History of Alicante in a nutshell
In the 7000 years that the city of Alicante has been inhabited, it appears to be a popular city and region. In the first 2000 years, Hunter-gatherers from Central Europe settle on and around Mount Benacantil. 1000 years later, the Greeks also settle there and conduct a lively trade. They call it ‘Akra Leuka’, which means Light Point. Around 400 BC the Carthaginians (from present-day Tunisia) conquered the region, but 200 years later it was the turn of the Romans and they called the settlement ‘Lucentum’ (City of Light). 5,500 Years summed up in four sentences..

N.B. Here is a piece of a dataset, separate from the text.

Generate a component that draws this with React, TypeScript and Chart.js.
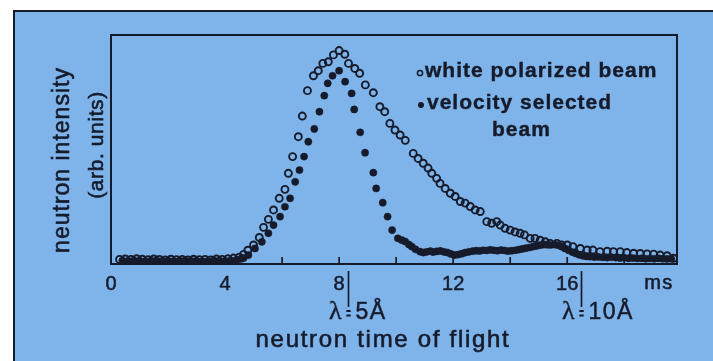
import React, { useEffect, useRef } from "react";
import { Chart, registerables } from "chart.js";

Chart.register(...registerables);

// Time of flight (ms) and intensity (arb. units) for the white polarized beam
const whiteTime = [
  0.3, 0.5, 0.7, 0.9, 1.1, 1.3, 1.5, 1.7, 1.9, 2.1, 2.3, 2.5, 2.7, 2.9, 3.1, 3.3, 3.5, 3.7, 3.9, 4.1,
  4.3, 4.5, 4.65, 4.8, 5.0, 5.2, 5.35, 5.52, 5.7, 5.9, 6.1, 6.22, 6.37, 6.57, 6.71, 6.89, 7.1, 7.27,
  7.43, 7.62, 7.8, 8.0, 8.2, 8.33, 8.55, 8.72, 8.92, 9.2, 9.43, 9.6, 9.78, 9.96, 10.14, 10.32, 10.6,
  10.77, 10.95, 11.12, 11.25, 11.42, 11.54, 11.72, 11.9, 12.07, 12.25, 12.42, 12.6, 12.77, 12.95,
  13.18, 13.35, 13.53, 13.65, 13.82, 14.0, 14.17, 14.35, 14.5, 14.7, 14.87, 15.05, 15.23, 15.4,
  15.64, 15.8, 16.0, 16.2, 16.46, 16.7, 16.9, 17.15, 17.4, 17.62, 17.86, 18.09, 18.33, 18.56, 18.8,
  19.03, 19.26, 19.5, 19.73,
];
const whiteIntensity = [
  2.0, 2.2, 2.0, 2.3, 2.1, 1.9, 2.2, 2.0, 1.8, 2.1, 1.9, 2.0, 1.8, 2.1, 1.9, 2.0, 1.8, 2.2, 2.0, 2.3,
  2.6, 3.0, 4.2, 6.0, 8.3, 11.6, 16.0, 19.5, 23.6, 28.7, 32.6, 39.6, 46.9, 55.6, 64.6, 75.7, 82.2, 84.4,
  87.6, 88.3, 91.3, 93.2, 91.6, 87.6, 85.4, 83.3, 78.2, 74.8, 68.7, 66.5, 61.4, 58.5, 56.3, 54.0, 48.3,
  46.1, 44.0, 41.9, 39.6, 37.4, 35.2, 33.0, 30.9, 29.5, 27.3, 26.6, 25.1, 23.6, 22.9,
  18.5, 17.8, 18.5, 17.0, 15.6, 14.8, 14.0, 13.4, 12.7, 11.2, 11.2, 10.4, 9.7, 9.0,
  9.0, 8.3, 8.3, 7.6, 6.8, 6.1, 6.1, 5.4, 5.6, 5.4, 5.4, 5.0, 4.7, 4.6, 4.4,
  4.3, 3.9, 3.6, 2.5,
];

// Time of flight (ms) and intensity (arb. units) for the velocity selected beam
const velocityTime = [
  0.4, 0.6, 0.8, 1.0, 1.2, 1.4, 1.6, 1.8, 2.0, 2.2, 2.4, 2.6, 2.8, 3.0, 3.2, 3.4, 3.6, 3.8, 4.0, 4.2,
  4.4, 4.55, 4.65, 4.82, 5.05, 5.29, 5.52, 5.7, 5.93, 6.1, 6.28, 6.46, 6.61, 6.77, 6.92, 7.13, 7.31,
  7.48, 7.6, 7.77, 8.0, 8.21, 8.44, 8.53, 8.74, 8.91, 9.2, 9.3, 9.53, 9.7, 9.86, 10.06, 10.2, 10.32,
  10.45, 10.55, 10.68, 10.84, 10.95, 11.07, 11.2, 11.3, 11.42, 11.55, 11.68, 11.8, 11.92, 12.05,
  12.17, 12.3, 12.42, 12.55, 12.68, 12.8, 12.92, 13.05, 13.18, 13.3, 13.42, 13.55, 13.68, 13.8,
  13.92, 14.05, 14.18, 14.3, 14.42, 14.55, 14.68, 14.8, 14.92, 15.05, 15.18, 15.3, 15.42, 15.55,
  15.68, 15.8, 15.92, 16.05, 16.18, 16.3, 16.42, 16.55, 16.68, 16.8, 16.95, 17.1, 17.25, 17.4,
  17.55, 17.7, 17.85, 18.0, 18.15, 18.3, 18.45, 18.6, 18.75, 18.9, 19.05, 19.2, 19.35, 19.5, 19.65,
];
const velocityIntensity = [
  1.5, 1.4, 1.6, 1.5, 1.3, 1.5, 1.6, 1.4, 1.5, 1.3, 1.5, 1.6, 1.4, 1.5, 1.3, 1.4, 1.6, 1.5, 1.4, 1.6,
  1.8, 2.2, 2.6, 3.9, 6.8, 9.7, 13.4, 17.0, 20.7, 25.0, 28.7, 35.9, 41.0, 46.9, 53.4, 59.0, 66.5,
  73.5, 78.9, 82.2, 84.4, 79.6, 74.5, 67.5, 57.5, 48.6, 39.9, 33.0, 26.8, 20.7, 14.8, 11.2, 10.4, 9.8,
  8.5, 7.6, 6.4, 5.4, 5.0, 5.3, 5.6, 5.2, 5.5, 5.7, 5.3, 5.0, 4.4, 3.9,
  4.1, 4.5, 5.0, 5.3, 5.6, 5.8, 5.7, 6.0, 5.9, 6.2, 6.0, 5.8, 6.1, 5.9,
  5.6, 5.8, 6.0, 6.3, 6.6, 6.9, 7.2, 7.6, 7.9, 8.2, 8.5, 8.4, 8.3, 8.5,
  8.2, 7.6, 6.8, 6.0, 5.2, 4.6, 4.0, 3.6, 3.3, 3.2, 3.0, 3.1, 2.9, 2.8,
  3.0, 2.8, 2.6, 2.7, 2.5, 2.6, 2.4, 2.5, 2.3, 2.4, 2.3, 2.5, 2.3, 2.2, 2.3,
];

// Axis layout values
const timeMin = 0;
const timeMax = 19.85;
const intensityMax = 100;
const labeledTicks = [0, 4, 8, 12, 16];
const tickMarks = [2, 4, 6, 8, 10, 12, 14, 16, 18];
const timeUnit = "ms";
const wavelengthMarks = [
  { time: 8, label: "5Å" },
  { time: 16, label: "10Å" },
];
const xTitle = "neutron time of flight";
const yTitle = "neutron intensity";
const yUnits = "(arb. units)";
const legendWhite = "white polarized beam";
const legendVelocity = ["velocity selected", "beam"];

const PANEL = "#7fb4ea";
const INK = "#161b2b";
const SANS = "'Liberation Sans', Arial, sans-serif";

// Fill text and run a thin stroke over it so the glyphs read a little heavier
function heavyText(ctx: CanvasRenderingContext2D, text: string, x: number, y: number, weight = 0.5) {
  ctx.lineWidth = weight;
  ctx.strokeText(text, x, y);
  ctx.fillText(text, x, y);
}

const decorPlugin = {
  id: "decor",
  beforeDraw(chart: any) {
    const { ctx, width, height } = chart;
    ctx.save();
    ctx.fillStyle = "#ffffff";
    ctx.fillRect(0, 0, width, height);
    ctx.fillStyle = PANEL;
    ctx.fillRect(13, 10, width - 13, height - 10);
    ctx.strokeStyle = INK;
    ctx.lineWidth = 2;
    ctx.beginPath();
    ctx.moveTo(14, height);
    ctx.lineTo(14, 11);
    ctx.lineTo(width, 11);
    ctx.stroke();
    ctx.restore();
  },
  beforeDatasetsDraw(chart: any) {
    const { ctx, chartArea } = chart;
    const xs = chart.scales.x;
    ctx.save();
    ctx.strokeStyle = INK;
    ctx.lineWidth = 2;
    ctx.strokeRect(chartArea.left, chartArea.top, chartArea.right - chartArea.left, chartArea.bottom - chartArea.top);
    ctx.lineWidth = 1.7;
    for (const t of tickMarks) {
      const x = xs.getPixelForValue(t);
      ctx.beginPath();
      ctx.moveTo(x, chartArea.bottom);
      ctx.lineTo(x, chartArea.bottom - 7);
      ctx.stroke();
    }
    ctx.restore();
  },
  afterDraw(chart: any) {
    const { ctx } = chart;
    const xs = chart.scales.x;
    ctx.save();
    ctx.fillStyle = INK;
    ctx.strokeStyle = INK;

    // unit label at the end of the time axis
    ctx.font = `20px ${SANS}`;
    (ctx as any).letterSpacing = "1.5px";
    ctx.textAlign = "center";
    ctx.textBaseline = "middle";
    heavyText(ctx, timeUnit, 659, 283);

    // wavelength markers below the 8 and 16 ms labels
    for (const m of wavelengthMarks) {
      ctx.font = `20px ${SANS}`;
      (ctx as any).letterSpacing = "0px";
      const px = xs.getPixelForValue(m.time);
      const w = ctx.measureText(String(m.time)).width;
      const bx = Math.round(px + w / 2 + 3) + 0.5;
      ctx.lineWidth = 1.7;
      ctx.beginPath();
      ctx.moveTo(bx, 271);
      ctx.lineTo(bx, 307);
      ctx.stroke();
      ctx.fillRect(bx - 2.2, 310, 4.4, 2);
      ctx.fillRect(bx - 2.2, 314.5, 4.4, 2);
      ctx.font = `26px 'Liberation Serif', serif`;
      ctx.textAlign = "right";
      ctx.textBaseline = "alphabetic";
      heavyText(ctx, "λ", bx - 7, 319, 0.4);
      ctx.font = `23px ${SANS}`;
      (ctx as any).letterSpacing = "1.5px";
      ctx.textAlign = "left";
      heavyText(ctx, m.label, bx + 7, 319);
    }

    // x axis title
    ctx.font = `24px ${SANS}`;
    (ctx as any).letterSpacing = "1.7px";
    ctx.textAlign = "center";
    ctx.textBaseline = "middle";
    heavyText(ctx, xTitle, 383, 340, 0.6);

    // y axis titles
    ctx.save();
    ctx.translate(63, 160);
    ctx.rotate(-Math.PI / 2);
    ctx.font = `23px ${SANS}`;
    (ctx as any).letterSpacing = "1px";
    heavyText(ctx, yTitle, 0, 0, 0.6);
    ctx.restore();
    ctx.save();
    ctx.translate(97, 145);
    ctx.rotate(-Math.PI / 2);
    ctx.font = `21px ${SANS}`;
    (ctx as any).letterSpacing = "0.6px";
    heavyText(ctx, yUnits, 0, 0, 0.6);
    ctx.restore();

    // legend
    ctx.font = `bold 21px ${SANS}`;
    (ctx as any).letterSpacing = "1px";
    ctx.textAlign = "left";
    ctx.textBaseline = "middle";
    heavyText(ctx, legendWhite, 425, 71, 0.4);
    heavyText(ctx, legendVelocity[0], 427, 103, 0.4);
    heavyText(ctx, legendVelocity[1], 492, 130, 0.4);
    ctx.lineWidth = 1.5;
    ctx.beginPath();
    ctx.arc(420, 73, 2.6, 0, Math.PI * 2);
    ctx.stroke();
    ctx.beginPath();
    ctx.arc(421, 105, 3, 0, Math.PI * 2);
    ctx.fill();
    ctx.restore();
  },
};

export default function App() {
  const canvasRef = useRef<HTMLCanvasElement | null>(null);

  useEffect(() => {
    const canvas = canvasRef.current;
    if (!canvas) return;
    const chart = new Chart(canvas, {
      type: "scatter",
      data: {
        datasets: [
          {
            label: legendVelocity.join(" "),
            data: velocityTime.map((t, i) => ({ x: t, y: velocityIntensity[i] })),
            pointRadius: 3.6,
            pointBackgroundColor: INK,
            pointBorderColor: INK,
            pointBorderWidth: 0.5,
            showLine: false,
          },
          {
            label: legendWhite,
            data: whiteTime.map((t, i) => ({ x: t, y: whiteIntensity[i] })),
            pointRadius: 3.5,
            pointBackgroundColor: "rgba(0,0,0,0)",
            pointBorderColor: INK,
            pointBorderWidth: 1.9,
            showLine: false,
          },
        ],
      },
      options: {
        responsive: false,
        animation: false,
        events: [],
        layout: { padding: { left: 111, right: 36, top: 35, bottom: 57 } },
        plugins: {
          legend: { display: false },
          tooltip: { enabled: false },
        },
        scales: {
          x: {
            type: "linear",
            min: timeMin,
            max: timeMax,
            grid: { display: false, drawTicks: false },
            border: { display: false },
            afterFit: (scale: any) => {
              scale.height = 40;
            },
            afterBuildTicks: (scale: any) => {
              scale.ticks = labeledTicks.map((v) => ({ value: v }));
            },
            ticks: {
              color: INK,
              padding: 8,
              maxRotation: 0,
              autoSkip: false,
              font: { family: SANS, size: 20 },
              textStrokeColor: INK,
              textStrokeWidth: 0.5,
              callback: (v: any) => String(v),
            },
          },
          y: {
            type: "linear",
            min: 0,
            max: intensityMax,
            display: false,
          },
        },
      },
      plugins: [decorPlugin],
    });
    return () => chart.destroy();
  }, []);

  return (
    <div style={{ position: "fixed", left: 0, top: 0, width: 713, height: 361 }}>
      <canvas ref={canvasRef} width={713} height={361} style={{ display: "block" }} />
    </div>
  );
}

Later, when the Roman Empire crumbles, the Vandals and Alans fill the vacuum, but they in turn are defeated in 426 by Visigoths, from present-day Western Russia. During mutual feuds, one of the warring factions (around 711 AD) enlists the help of the Moors to intervene. The North Africans seize this opportunity to occupy all of Spain and call the city ‘Al-Akant’ (White or Light City).

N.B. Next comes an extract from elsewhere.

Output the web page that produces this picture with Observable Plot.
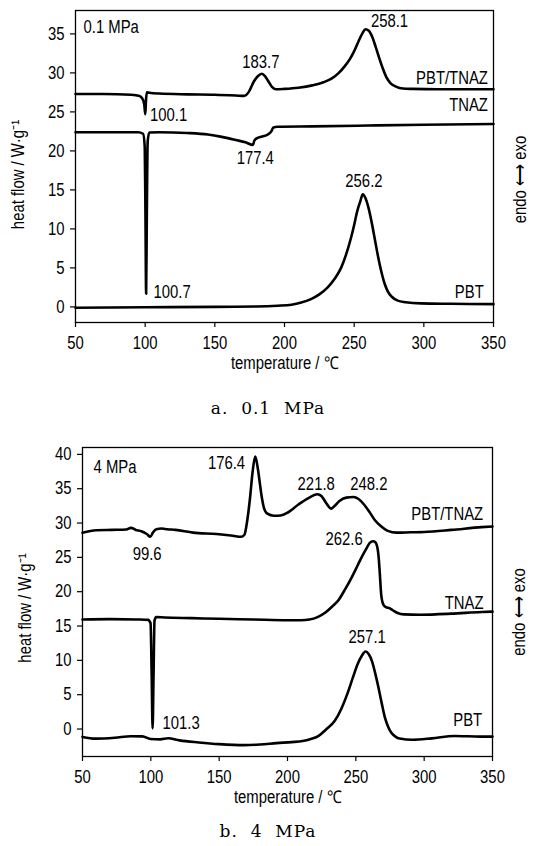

In the 11th century, the Spaniards put things in order in a part of the country, but it was not until 1246 that the Castilian king Alfonso X takes the city of Alicante, followed by the capture of the castle on the Benacantil in 1248. This takes place on the holiday of Santa Barbara (December 4), which immediately becomes the namesake of the castle. A little later in 1298 Alicante is placed under authority of Valencia which has close ties with Catalonia.
During the relative calm that follows, Alicante’s economy thrives through the trade in rice, wine, olive oil, oranges and wool. Meanwhile, the reconquest of the rest of the country continues and in 1496 the Catholic Kings complete the ‘Reconquista‘ (recapture) on the Moors.

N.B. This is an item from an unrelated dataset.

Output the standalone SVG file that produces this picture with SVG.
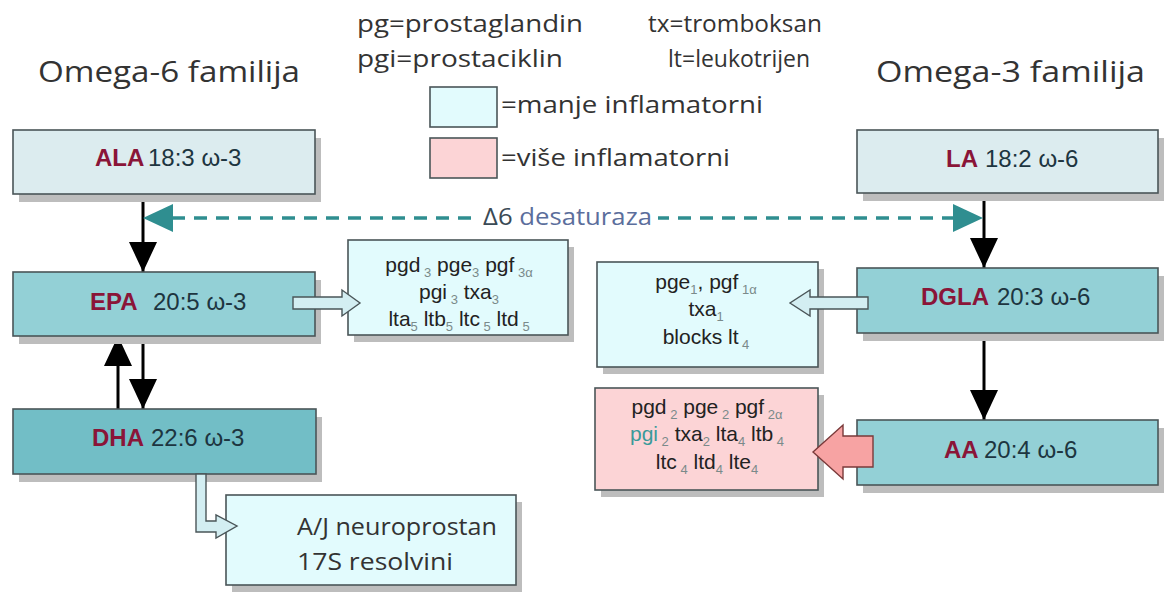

At the beginning of the 17th century, looting is the order of the day, as thousands of Moors left behind prove more loyal to the Berber pirates than to the city. The remaining Moors are chased away and with that the city loses a large part of its workers, so that the prosperity falls far back.
A century later (early 18th century) the region – after the War of the Spanish Succession – loses its autonomy as punishment for the lack of loyalty to the king. During that war (1701-1714), the English took advantage of the chaos by capturing the castle only to be driven out again three years later. The economy mainly grows at the end of the 19th century, partly helped by the Spanish neutrality in the 1st World War.
During the Rif War (1920-1926) many men from Alicante were killed and in 1931 the Second Spanish Republic was proclaimed.
However, General Franco takes advantage of popular discontent and seizes power during the Spanish Civil War (1936-1939), with Alicante holding out as the last Republican stronghold. Repeated Italian (Aviazione Legionaria, Mussolini) bombings follow, with help from the German Luftwaffe. The covered market (Mercado Central, see separate item) in particular was hit hard, after which morale was broken. Until Franco’s death in 1975, Alicante has a hard time. After that, tourism picks up, without becoming dominant in the city.